Plenty of Presidents have made compromises. Franklin Roosevelt compromised with both the left (Henry Wallace as VP for 3rd term, a Fair Employment Practices Commission) and the right (dumping Wallace for the 4th term, not going further for civil rights than the FEPC).

Dwight D. Eisenhower compromised on a Civil Rights Act in 1957, although the outside-the-South Democrats compromised enough that it was virtually toothless. Conservative Democrat (later switching to the Republicans) Strom Thurmond filibustered it for over 24 hours anyway, though he had no more success with it than Ted Cruz did with his "faux-libuster."

John F. Kennedy compromised by essentially putting off a civil rights bill for 2 1/2 years, before the firehoses and police dogs showed him that enough was enough.

Richard Nixon compromised by signing into law the EPA and OSHA -- even though they were bills written by Ed Muskie and George McGovern, two very liberal Democratic Senators who were expected to run against him in 1972. Nixon realized that the bills made sense, but he also realized that, if he signed them into law, moderates would give him the credit, rather than the Democratic Senators. (And it worked: Muskie's campaign imploded in New Hampshire, and McGovern barely mentioned his Senate achievements after he was nominated. That it wouldn't have mattered if he did is a story for another time.)

Gerald Ford, a conservative by nature, compromised with the moderates in his party by taking Nelson Rockefeller as Vice President. Then he compromised with the conservatives by dumping Rocky from the ticket for 1976, and taking on Bob Dole instead.

Jimmy Carter wasn't willing to compromise much, with either the left or the right, and his Presidency is widely seen as a failure.

Ronald Reagan compromised with Congressional Democrats after his rich man's tax cut drove unemployment from 7 to 11 percent in less than 2 years, and raised taxes, thus bringing both unemployment and the budget deficit back down.

George Bush the father compromised with Congressional Democrats and raised taxes, and deserves a little credit for the deficit coming back down, although Clinton did the heaviest lifting on that.

Speaking of Clinton, he was willing to make even more concessions than Obama: NAFTA (though I admit I supported that at the time), welfare "reform," the Defense of Marriage Act, the Telecommunications Act, Gramm-Leach-Bliley (which repealed Glass-Steagall).

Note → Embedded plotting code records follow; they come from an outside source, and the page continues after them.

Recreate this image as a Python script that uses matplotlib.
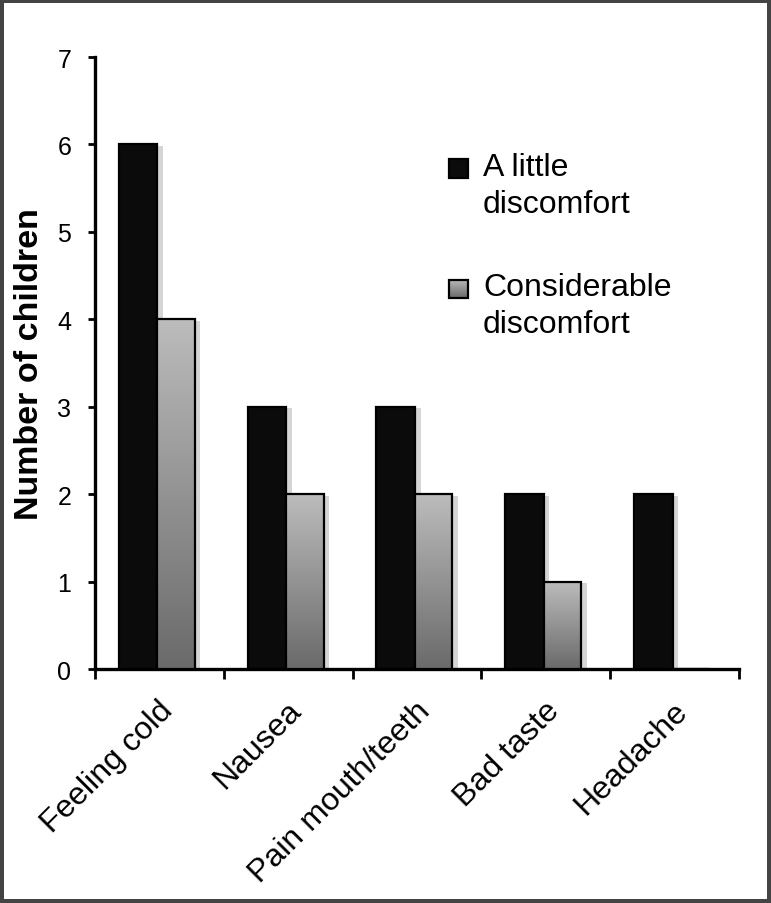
import numpy as np
import matplotlib
matplotlib.use('Agg')
import matplotlib.pyplot as plt
from matplotlib.patches import Rectangle
import matplotlib.patheffects as pe
from matplotlib.transforms import offset_copy

plt.rcParams['font.family'] = ['Liberation Sans', 'DejaVu Sans']

categories = ['Feeling cold', 'Nausea', 'Pain mouth/teeth', 'Bad taste', 'Headache']
little = [6, 3, 3, 2, 2]
considerable = [4, 2, 2, 1, 0]
series_names = ['A little\ndiscomfort', 'Considerable\ndiscomfort']

fig = plt.figure(figsize=(7.71, 9.04), dpi=100)
ax = fig.add_axes([0.1232, 0.2588, 0.8353, 0.677])

x = np.arange(len(categories))
shadow = [pe.SimplePatchShadow(offset=(4, -1), shadow_rgbFace='#888888', alpha=0.35), pe.Normal()]

bars1 = ax.bar(x - 0.165, little, 0.3, color='#0b0b0b', edgecolor='black', linewidth=1.6, zorder=3)
bars2 = ax.bar(x + 0.13, considerable, 0.29, color='none', edgecolor='black', linewidth=1.6, zorder=4)
for b in bars1:
    b.set_path_effects(shadow)

# gradient fill for the second series
grad = np.linspace(0, 1, 256).reshape(-1, 1)
cmap = matplotlib.colors.LinearSegmentedColormap.from_list('g', ['#6a6a6a', '#bcbcbc'])
for b in bars2:
    h = b.get_height()
    if h <= 0:
        continue
    bx, bw = b.get_x(), b.get_width()
    bg = Rectangle((bx, 0), bw, h, facecolor='white', edgecolor='none', zorder=2)
    ax.add_patch(bg)
    bg.set_path_effects([pe.SimplePatchShadow(offset=(4, -1), shadow_rgbFace='#888888', alpha=0.35)])
    im = ax.imshow(grad, extent=(bx, bx + bw, 0, h), origin='lower', cmap=cmap,
                   aspect='auto', zorder=3)
    im.set_clip_path(b)

ax.set_xlim(-0.5, 4.5)
ax.set_ylim(0, 7)
ax.set_xticks(np.arange(-0.5, 5, 1))
ax.set_xticklabels([])
ax.set_yticks(range(0, 8))
ax.tick_params(axis='y', labelsize=18, length=5, width=2, direction='out', pad=12)
ax.tick_params(axis='x', length=7, width=2, direction='out')
for s in ['top', 'right']:
    ax.spines[s].set_visible(False)
for s in ['left', 'bottom']:
    ax.spines[s].set_linewidth(2.4)

for i, c in enumerate(categories):
    tr = offset_copy(ax.get_xaxis_transform(), fig=fig, x=-2, y=-26, units='dots')
    ax.text(i, 0, c, transform=tr, rotation=45, ha='right', va='top',
            rotation_mode='anchor', fontsize=23)

ax.set_ylabel('Number of children', fontsize=24.5, fontweight='bold', labelpad=9)

# legend drawn by hand to keep the squares aligned with the first line
leg_colors = ['#0b0b0b', None]
sq_y = [0.8186, 0.621]
txt_y = [0.8445, 0.6480]
for name, col, sy, ty in zip(series_names, leg_colors, sq_y, txt_y):
    sq = Rectangle((0.5497, sy - 0.0155), 0.0295, 0.031, transform=ax.transAxes,
                   facecolor=col if col else 'none', edgecolor='black', linewidth=1.6, zorder=5)
    ax.add_patch(sq)
    if col is None:
        im = ax.imshow(grad, extent=(0.5497, 0.5792, sy - 0.0155, sy + 0.0155),
                       origin='lower', cmap=cmap, aspect='auto', zorder=4)
        im.set_transform(ax.transAxes)
        im.set_clip_path(sq)
    ax.text(0.6025, ty, name, transform=ax.transAxes, fontsize=23,
            va='top', ha='left', linespacing=1.3)

fig.patch.set_edgecolor('#444444')
fig.patch.set_linewidth(4.5)

fig.savefig('out.png', dpi=100, edgecolor=fig.get_edgecolor())
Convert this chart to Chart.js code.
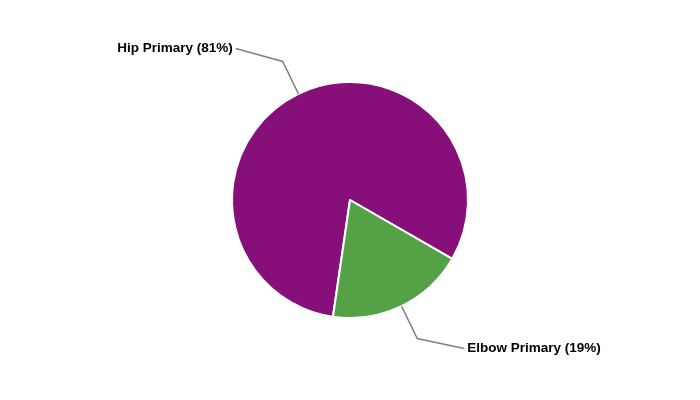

George Bush the son wouldn't compromise on anything, and his was the worst Presidency since the dawn of the Civil War.

Obama has compromised enough. The current Republicans, on the other hand, have a different definition of compromise: "I get 98 percent of what I want, and you get... called only a socialist, not a communist."

By holding firm on this shutdown, Obama, finally, is channeling his inner Samuel L. Jackson, and saying, "Enough is enough! I have had it with these (expletive deleted) snakes in this (expletive deleted) Tea Party!"

(Actually, when the transcripts of the Nixon Tapes were first released, there were a lot of "(expletive deleted)"s. But when they began to be declassified, it turned out there were a lot more references to God and Jesus than to George Carlin's "Seven Words.")

Obama has given the Republicans what they said they wanted on the federal budget, and the deficit has already been cut in half. He has compromised enough. It's time for the Republicans to do so.
 
The very fact that we even HAVE Obamacare is a massive concession. It isn't just Romneycare, it's Heritagecare: The Heritage Foundation's idea. Having that is a massive concession, one that Bill Clinton wasn't willing to make 20 years ago.

We're way beyond "conversation" Mr. Speaker or "discussion" Sen. Coburn. I like Coburn's Back-in-Black Plan and see it as the Father of the "Grand Bargain".
The time for talk was the first seven months of this year when Repubs were plotting THIS meltdown, denying a Bi-cameral conference 18 times.